Core Concepts
Large multilingual language models can effectively represent orthographic and lexical variation across Occitan dialects without the need for extensive data normalization.
Abstract
This study investigates the ability of a fine-tuned multilingual BERT (mBERT) model to represent the orthographic and lexical variation across four dialects of Occitan, a low-resource Western Romance language. The authors first compile a parallel lexicon covering four Occitan dialects (Lengadocian, Lemosin, Provençau, and Gascon) to enable controlled evaluation. They then fine-tune mBERT on a multi-dialect Occitan corpus and conduct a series of experiments:
Intrinsic Evaluation:
Analogy Computation: The fine-tuned model performs poorly on semantic analogies but better on syntactic analogies, suggesting limitations in representing semantic relations across dialects.
Lengadocian Lexicon Induction: The fine-tuned model can more accurately induce the Lengadocian lexicon from other dialects when the words have high surface similarity, indicating that surface similarity is an important factor.
Extrinsic Evaluation:
Part-of-Speech Tagging: The fine-tuned model achieves high accuracy on PoS tagging, even when trained only on data from the Lengadocian dialect and tested on all four dialects.
Universal Dependency Parsing: The fine-tuned model's performance on UD parsing is robust to dialectal variation, though it struggles more with the Provençau dialect.
The results suggest that large multilingual language models can effectively represent orthographic and lexical variation across Occitan dialects without the need for extensive data normalization during pre-processing.

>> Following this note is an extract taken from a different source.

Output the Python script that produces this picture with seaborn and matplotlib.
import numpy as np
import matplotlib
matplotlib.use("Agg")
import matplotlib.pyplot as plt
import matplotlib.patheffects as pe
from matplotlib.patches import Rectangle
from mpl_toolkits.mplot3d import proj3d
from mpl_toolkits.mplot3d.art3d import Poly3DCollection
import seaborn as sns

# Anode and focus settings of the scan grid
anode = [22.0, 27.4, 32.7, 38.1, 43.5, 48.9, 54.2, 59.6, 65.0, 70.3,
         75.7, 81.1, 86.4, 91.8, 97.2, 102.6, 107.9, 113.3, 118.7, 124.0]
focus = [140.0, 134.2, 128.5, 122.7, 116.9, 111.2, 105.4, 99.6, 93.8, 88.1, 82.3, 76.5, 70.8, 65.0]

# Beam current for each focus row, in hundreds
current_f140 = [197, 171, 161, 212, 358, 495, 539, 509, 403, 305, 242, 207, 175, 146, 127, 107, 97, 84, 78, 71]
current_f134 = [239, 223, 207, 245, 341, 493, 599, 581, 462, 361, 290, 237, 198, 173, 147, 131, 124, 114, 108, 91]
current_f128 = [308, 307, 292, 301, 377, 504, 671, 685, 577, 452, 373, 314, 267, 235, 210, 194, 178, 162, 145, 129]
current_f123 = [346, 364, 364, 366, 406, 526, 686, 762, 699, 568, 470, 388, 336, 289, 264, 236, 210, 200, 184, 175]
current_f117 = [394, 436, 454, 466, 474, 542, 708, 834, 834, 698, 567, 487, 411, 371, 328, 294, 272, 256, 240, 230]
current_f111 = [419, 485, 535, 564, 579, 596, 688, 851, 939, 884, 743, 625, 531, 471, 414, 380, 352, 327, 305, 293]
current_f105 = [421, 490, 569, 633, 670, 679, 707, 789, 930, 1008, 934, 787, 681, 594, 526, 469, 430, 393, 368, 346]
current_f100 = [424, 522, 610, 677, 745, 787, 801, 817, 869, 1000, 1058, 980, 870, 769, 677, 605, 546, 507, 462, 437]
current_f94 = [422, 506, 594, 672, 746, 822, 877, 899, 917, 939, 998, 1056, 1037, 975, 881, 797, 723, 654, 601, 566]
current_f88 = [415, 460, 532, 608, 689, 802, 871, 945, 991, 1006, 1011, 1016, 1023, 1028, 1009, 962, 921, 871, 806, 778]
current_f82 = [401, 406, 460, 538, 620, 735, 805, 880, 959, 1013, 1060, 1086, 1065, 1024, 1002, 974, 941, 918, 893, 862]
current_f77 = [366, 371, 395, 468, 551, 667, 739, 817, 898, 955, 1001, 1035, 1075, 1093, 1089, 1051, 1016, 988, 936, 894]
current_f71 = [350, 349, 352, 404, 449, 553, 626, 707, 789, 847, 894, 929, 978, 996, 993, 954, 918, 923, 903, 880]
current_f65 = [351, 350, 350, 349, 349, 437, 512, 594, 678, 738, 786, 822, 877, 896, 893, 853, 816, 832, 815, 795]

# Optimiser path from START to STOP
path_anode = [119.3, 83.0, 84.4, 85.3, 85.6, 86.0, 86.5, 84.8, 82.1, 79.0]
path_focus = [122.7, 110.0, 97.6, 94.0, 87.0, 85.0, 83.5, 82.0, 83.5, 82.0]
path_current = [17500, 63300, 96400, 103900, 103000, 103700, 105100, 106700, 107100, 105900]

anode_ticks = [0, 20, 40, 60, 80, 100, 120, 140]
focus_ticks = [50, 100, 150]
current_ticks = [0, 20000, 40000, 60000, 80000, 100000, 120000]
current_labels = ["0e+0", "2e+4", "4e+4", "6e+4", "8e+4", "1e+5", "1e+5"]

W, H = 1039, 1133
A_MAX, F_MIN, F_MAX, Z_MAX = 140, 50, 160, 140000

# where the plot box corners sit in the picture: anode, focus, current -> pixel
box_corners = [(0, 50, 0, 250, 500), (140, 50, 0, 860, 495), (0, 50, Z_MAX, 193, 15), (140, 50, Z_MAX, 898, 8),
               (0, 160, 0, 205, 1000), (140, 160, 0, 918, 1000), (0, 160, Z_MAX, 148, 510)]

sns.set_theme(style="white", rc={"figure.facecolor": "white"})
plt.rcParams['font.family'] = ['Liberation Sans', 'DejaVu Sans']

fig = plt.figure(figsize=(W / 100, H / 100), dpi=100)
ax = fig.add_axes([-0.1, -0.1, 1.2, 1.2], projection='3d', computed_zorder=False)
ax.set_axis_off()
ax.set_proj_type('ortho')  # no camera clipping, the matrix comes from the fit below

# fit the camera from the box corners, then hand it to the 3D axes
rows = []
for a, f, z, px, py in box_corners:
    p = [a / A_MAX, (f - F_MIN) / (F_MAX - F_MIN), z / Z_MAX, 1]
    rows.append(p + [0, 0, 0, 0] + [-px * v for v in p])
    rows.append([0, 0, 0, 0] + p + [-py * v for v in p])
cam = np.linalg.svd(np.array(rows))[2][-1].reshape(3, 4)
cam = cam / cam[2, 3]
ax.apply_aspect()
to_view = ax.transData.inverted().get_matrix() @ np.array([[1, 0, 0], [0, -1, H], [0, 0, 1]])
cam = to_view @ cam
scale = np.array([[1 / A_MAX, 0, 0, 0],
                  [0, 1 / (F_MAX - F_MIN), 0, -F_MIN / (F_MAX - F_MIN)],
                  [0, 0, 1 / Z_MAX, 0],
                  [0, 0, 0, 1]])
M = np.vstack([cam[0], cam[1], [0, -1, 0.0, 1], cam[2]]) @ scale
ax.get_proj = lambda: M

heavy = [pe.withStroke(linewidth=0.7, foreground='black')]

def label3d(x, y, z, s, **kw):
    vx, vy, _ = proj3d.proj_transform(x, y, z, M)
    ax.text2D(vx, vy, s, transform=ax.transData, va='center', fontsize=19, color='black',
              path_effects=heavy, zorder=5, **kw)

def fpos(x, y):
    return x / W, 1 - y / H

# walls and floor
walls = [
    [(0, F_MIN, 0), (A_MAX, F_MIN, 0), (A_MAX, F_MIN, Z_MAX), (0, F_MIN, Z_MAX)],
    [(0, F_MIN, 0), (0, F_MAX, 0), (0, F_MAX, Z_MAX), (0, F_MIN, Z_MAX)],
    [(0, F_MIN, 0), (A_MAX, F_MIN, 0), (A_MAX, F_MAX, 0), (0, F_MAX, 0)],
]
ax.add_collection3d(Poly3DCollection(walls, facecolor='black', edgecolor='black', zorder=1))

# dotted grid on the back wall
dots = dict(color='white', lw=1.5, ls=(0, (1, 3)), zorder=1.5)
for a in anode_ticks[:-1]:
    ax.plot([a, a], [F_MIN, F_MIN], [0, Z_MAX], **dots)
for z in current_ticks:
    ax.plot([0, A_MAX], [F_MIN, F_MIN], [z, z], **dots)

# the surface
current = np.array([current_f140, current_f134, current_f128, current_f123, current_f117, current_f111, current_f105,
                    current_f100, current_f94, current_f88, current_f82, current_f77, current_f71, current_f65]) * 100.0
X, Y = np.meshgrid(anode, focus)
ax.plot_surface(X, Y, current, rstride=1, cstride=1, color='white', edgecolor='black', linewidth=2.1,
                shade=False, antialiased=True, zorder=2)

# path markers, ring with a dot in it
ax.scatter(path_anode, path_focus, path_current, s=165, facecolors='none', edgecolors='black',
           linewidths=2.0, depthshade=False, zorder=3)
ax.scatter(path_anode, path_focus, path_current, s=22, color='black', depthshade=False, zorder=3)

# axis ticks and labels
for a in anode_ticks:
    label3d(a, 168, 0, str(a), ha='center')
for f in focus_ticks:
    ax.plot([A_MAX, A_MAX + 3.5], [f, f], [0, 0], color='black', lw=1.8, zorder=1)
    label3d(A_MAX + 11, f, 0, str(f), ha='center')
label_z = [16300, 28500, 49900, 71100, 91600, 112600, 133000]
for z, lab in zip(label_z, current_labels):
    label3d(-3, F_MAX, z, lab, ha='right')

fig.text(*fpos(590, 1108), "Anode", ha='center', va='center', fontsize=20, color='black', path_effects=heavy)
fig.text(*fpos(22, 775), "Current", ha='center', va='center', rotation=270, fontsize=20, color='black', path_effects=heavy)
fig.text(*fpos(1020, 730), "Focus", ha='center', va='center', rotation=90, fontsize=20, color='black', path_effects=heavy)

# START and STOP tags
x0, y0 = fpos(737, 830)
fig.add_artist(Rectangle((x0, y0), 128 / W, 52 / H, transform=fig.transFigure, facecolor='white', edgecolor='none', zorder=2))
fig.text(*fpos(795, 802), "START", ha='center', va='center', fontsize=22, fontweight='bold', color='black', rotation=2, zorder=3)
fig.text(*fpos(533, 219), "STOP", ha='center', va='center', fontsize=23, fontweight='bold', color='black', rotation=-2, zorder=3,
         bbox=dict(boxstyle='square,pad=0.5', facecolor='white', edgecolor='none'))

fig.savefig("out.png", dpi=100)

However, the model still struggles to fully capture semantic relations between parallel lexical items with low surface similarity across dialects.
Stats
Occitan has six main dialects, with significant lexical and orthographic variation between them.
The parallel lexicon compiled for this study contains over 2,200 entries across four Occitan dialects.
The fine-tuning corpus contains 386,552 lines (10,941,124 tokens) of Occitan data from Wikipedia discussions and parallel corpora.
Quotes
"Effectively normalizing textual data poses a considerable challenge, especially for low-resource languages lacking standardized writing systems."
"Our findings suggest that large multilingual models minimize the need for spelling normalization during pre-processing."